* start *

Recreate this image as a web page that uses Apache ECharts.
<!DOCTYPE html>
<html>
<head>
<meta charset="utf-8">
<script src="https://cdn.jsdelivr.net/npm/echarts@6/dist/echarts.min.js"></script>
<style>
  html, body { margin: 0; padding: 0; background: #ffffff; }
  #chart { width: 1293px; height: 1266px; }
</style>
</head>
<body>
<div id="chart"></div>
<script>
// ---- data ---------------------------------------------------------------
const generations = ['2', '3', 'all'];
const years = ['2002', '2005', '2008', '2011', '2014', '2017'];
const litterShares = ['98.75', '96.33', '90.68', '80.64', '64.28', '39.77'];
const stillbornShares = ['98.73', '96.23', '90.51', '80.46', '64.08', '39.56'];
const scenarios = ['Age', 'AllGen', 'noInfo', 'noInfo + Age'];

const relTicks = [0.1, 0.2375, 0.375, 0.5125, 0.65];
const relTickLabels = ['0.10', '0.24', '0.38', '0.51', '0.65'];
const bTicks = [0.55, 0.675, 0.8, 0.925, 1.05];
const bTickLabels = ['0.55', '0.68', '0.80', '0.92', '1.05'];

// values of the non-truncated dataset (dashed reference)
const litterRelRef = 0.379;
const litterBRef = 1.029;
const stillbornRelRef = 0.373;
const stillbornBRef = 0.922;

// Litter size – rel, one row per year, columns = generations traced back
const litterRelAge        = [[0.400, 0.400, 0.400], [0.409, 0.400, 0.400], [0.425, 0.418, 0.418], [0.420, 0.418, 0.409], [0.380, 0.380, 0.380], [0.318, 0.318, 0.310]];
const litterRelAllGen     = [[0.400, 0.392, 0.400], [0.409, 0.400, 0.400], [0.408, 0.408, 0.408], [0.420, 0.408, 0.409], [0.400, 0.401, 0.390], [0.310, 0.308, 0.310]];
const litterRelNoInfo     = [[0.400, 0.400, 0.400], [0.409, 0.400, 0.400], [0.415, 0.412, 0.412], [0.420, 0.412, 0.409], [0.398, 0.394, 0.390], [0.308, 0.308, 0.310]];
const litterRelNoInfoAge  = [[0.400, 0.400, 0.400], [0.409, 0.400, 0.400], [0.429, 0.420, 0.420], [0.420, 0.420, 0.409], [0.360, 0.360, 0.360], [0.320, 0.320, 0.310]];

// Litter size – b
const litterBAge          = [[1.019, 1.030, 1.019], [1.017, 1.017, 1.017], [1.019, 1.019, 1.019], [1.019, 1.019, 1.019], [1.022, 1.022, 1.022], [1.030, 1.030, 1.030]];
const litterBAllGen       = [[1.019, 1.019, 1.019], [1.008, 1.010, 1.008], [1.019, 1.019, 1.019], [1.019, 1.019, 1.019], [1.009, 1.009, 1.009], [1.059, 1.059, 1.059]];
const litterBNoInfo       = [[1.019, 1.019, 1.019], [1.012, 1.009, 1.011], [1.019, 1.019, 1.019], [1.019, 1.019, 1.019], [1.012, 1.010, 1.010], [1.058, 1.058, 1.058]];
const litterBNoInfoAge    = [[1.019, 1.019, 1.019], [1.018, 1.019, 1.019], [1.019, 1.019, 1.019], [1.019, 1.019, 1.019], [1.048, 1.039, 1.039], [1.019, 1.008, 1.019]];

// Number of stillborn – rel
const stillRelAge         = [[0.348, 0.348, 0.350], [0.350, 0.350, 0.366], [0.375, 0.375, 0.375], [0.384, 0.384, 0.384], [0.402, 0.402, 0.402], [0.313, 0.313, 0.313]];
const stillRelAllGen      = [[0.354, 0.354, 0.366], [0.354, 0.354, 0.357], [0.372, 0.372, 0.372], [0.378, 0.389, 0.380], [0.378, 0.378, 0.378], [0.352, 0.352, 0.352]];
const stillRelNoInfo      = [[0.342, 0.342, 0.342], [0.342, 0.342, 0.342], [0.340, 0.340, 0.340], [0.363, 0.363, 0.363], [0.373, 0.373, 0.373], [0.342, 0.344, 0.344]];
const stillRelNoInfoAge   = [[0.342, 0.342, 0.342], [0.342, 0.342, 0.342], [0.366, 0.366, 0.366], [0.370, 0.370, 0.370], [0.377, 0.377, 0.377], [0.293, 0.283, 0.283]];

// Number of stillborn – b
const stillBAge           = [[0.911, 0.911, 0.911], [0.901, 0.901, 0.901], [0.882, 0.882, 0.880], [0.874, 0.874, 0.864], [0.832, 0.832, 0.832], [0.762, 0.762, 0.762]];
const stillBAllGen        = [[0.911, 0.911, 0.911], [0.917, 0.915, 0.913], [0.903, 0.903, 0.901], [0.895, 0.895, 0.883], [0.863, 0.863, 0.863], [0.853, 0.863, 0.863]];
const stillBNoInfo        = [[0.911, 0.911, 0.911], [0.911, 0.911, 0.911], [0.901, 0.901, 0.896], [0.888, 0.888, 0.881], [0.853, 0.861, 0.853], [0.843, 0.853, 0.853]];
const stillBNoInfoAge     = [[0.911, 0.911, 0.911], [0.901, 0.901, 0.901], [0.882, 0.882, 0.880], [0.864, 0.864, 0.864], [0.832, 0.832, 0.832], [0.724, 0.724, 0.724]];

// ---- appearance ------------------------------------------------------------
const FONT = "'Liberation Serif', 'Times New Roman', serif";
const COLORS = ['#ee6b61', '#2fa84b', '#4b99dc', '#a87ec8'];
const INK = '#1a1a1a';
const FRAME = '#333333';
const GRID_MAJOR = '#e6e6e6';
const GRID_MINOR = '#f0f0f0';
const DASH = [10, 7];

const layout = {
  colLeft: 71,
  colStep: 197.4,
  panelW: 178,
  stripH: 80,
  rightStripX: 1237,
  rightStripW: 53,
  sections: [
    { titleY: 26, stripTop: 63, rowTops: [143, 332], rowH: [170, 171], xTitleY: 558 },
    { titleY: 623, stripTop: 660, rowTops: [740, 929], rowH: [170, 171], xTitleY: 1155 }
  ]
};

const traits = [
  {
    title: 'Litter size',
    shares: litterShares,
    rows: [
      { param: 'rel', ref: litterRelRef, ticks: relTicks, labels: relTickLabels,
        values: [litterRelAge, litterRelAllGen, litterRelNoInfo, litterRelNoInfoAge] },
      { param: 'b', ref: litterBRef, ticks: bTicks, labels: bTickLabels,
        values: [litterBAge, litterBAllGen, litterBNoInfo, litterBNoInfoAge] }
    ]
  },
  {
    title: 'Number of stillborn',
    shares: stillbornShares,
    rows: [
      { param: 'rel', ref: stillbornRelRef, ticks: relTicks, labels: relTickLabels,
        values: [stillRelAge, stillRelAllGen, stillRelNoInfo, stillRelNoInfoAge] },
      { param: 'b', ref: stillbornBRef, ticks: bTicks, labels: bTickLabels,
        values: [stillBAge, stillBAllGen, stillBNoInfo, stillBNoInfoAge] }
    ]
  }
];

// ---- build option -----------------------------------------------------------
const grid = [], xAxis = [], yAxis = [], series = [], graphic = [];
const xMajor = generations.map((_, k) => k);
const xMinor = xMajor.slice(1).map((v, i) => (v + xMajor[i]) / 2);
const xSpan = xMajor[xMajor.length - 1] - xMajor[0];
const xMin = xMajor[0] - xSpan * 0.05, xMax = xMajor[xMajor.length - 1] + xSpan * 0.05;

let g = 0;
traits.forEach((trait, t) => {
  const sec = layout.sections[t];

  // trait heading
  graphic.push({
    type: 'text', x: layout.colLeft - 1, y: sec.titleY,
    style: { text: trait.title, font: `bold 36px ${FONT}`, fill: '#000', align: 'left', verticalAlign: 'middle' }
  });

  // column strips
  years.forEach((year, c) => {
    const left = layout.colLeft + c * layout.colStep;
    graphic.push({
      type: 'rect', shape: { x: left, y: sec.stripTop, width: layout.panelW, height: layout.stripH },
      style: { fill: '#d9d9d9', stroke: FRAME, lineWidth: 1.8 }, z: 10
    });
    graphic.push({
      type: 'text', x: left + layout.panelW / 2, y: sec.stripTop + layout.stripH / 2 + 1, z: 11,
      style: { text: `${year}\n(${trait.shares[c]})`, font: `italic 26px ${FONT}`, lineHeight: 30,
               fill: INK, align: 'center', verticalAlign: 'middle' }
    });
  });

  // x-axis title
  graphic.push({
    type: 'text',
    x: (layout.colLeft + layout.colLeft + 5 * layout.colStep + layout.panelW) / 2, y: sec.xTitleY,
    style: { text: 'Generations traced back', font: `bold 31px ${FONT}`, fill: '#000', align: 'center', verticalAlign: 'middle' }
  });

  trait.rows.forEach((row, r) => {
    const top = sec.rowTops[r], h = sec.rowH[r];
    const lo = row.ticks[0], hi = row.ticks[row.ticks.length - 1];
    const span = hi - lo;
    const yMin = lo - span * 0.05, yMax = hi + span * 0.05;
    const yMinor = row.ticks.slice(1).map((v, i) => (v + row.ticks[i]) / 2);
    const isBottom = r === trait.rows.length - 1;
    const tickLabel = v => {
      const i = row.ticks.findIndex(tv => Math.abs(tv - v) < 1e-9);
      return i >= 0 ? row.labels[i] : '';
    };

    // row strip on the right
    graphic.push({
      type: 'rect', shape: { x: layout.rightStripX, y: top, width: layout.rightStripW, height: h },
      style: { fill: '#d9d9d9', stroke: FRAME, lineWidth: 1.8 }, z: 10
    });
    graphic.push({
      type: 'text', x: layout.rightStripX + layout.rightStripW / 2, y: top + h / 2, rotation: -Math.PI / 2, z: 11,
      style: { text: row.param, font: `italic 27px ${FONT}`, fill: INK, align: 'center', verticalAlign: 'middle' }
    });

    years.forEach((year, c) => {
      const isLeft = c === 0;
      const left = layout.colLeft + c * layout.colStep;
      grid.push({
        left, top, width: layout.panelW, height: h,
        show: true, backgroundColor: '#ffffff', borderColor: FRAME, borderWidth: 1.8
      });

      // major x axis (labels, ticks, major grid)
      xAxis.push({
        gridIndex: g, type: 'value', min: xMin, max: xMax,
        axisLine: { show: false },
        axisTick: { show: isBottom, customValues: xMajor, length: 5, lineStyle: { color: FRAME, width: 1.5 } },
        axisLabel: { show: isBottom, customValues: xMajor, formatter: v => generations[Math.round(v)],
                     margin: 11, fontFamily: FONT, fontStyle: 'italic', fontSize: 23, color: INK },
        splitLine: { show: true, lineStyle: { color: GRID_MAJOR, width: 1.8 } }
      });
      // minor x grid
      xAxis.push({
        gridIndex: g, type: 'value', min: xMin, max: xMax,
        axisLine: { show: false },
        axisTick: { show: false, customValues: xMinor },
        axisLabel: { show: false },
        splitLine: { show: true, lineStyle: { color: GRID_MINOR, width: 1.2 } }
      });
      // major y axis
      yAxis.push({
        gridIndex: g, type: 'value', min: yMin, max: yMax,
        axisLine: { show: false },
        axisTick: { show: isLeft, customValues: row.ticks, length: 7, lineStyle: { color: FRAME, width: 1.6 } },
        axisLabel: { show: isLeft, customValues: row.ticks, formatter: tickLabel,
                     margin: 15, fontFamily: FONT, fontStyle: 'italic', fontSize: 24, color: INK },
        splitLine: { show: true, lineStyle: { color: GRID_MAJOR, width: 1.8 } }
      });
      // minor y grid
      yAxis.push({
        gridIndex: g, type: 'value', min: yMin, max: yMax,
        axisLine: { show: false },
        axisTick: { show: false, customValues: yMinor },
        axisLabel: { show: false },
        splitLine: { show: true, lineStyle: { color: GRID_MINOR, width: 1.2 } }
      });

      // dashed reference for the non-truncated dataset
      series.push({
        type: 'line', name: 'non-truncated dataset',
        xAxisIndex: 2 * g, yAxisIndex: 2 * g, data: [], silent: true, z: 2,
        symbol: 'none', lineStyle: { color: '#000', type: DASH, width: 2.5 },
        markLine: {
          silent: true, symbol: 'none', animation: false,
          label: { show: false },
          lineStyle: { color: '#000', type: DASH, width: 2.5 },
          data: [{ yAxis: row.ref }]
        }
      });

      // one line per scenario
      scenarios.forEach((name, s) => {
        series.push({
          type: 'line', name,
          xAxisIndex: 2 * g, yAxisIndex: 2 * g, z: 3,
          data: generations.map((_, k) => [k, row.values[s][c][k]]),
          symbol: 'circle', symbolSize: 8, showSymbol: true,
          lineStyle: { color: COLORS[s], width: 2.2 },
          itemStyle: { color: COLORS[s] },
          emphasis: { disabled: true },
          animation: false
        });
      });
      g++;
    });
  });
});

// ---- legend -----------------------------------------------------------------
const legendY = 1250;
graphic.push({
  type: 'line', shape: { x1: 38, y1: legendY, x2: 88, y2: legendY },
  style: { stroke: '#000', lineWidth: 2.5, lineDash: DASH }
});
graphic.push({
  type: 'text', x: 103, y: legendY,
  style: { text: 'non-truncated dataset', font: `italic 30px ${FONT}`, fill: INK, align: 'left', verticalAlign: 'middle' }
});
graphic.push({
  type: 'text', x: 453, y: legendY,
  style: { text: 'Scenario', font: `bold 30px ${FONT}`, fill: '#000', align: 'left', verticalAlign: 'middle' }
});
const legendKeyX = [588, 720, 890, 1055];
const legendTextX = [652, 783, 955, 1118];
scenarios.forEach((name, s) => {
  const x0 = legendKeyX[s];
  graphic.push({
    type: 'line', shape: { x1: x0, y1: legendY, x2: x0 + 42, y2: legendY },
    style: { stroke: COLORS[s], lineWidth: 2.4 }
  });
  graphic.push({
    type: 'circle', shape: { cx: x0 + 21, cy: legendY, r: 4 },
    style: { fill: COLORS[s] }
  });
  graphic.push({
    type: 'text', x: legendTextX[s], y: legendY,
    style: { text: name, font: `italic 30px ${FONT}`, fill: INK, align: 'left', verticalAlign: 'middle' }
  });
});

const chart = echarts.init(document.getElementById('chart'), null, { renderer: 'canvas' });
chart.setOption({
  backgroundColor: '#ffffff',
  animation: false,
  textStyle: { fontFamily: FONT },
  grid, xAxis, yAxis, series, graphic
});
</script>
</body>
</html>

* end *

Quote exactly the opening line of the material above and every line after it, up to and including the line that contains "const bTickLabels = ['0.55', '0.68', '0.80', '0.92', '1.05'];".

§ **Completed task**
Recreate this image as a web page that uses Apache ECharts.
<!DOCTYPE html>
<html>
<head>
<meta charset="utf-8">
<script src="https://cdn.jsdelivr.net/npm/echarts@6/dist/echarts.min.js"></script>
<style>
  html, body { margin: 0; padding: 0; background: #ffffff; }
  #chart { width: 1293px; height: 1266px; }
</style>
</head>
<body>
<div id="chart"></div>
<script>
// ---- data ---------------------------------------------------------------
const generations = ['2', '3', 'all'];
const years = ['2002', '2005', '2008', '2011', '2014', '2017'];
const litterShares = ['98.75', '96.33', '90.68', '80.64', '64.28', '39.77'];
const stillbornShares = ['98.73', '96.23', '90.51', '80.46', '64.08', '39.56'];
const scenarios = ['Age', 'AllGen', 'noInfo', 'noInfo + Age'];

const relTicks = [0.1, 0.2375, 0.375, 0.5125, 0.65];
const relTickLabels = ['0.10', '0.24', '0.38', '0.51', '0.65'];
const bTicks = [0.55, 0.675, 0.8, 0.925, 1.05];
const bTickLabels = ['0.55', '0.68', '0.80', '0.92', '1.05'];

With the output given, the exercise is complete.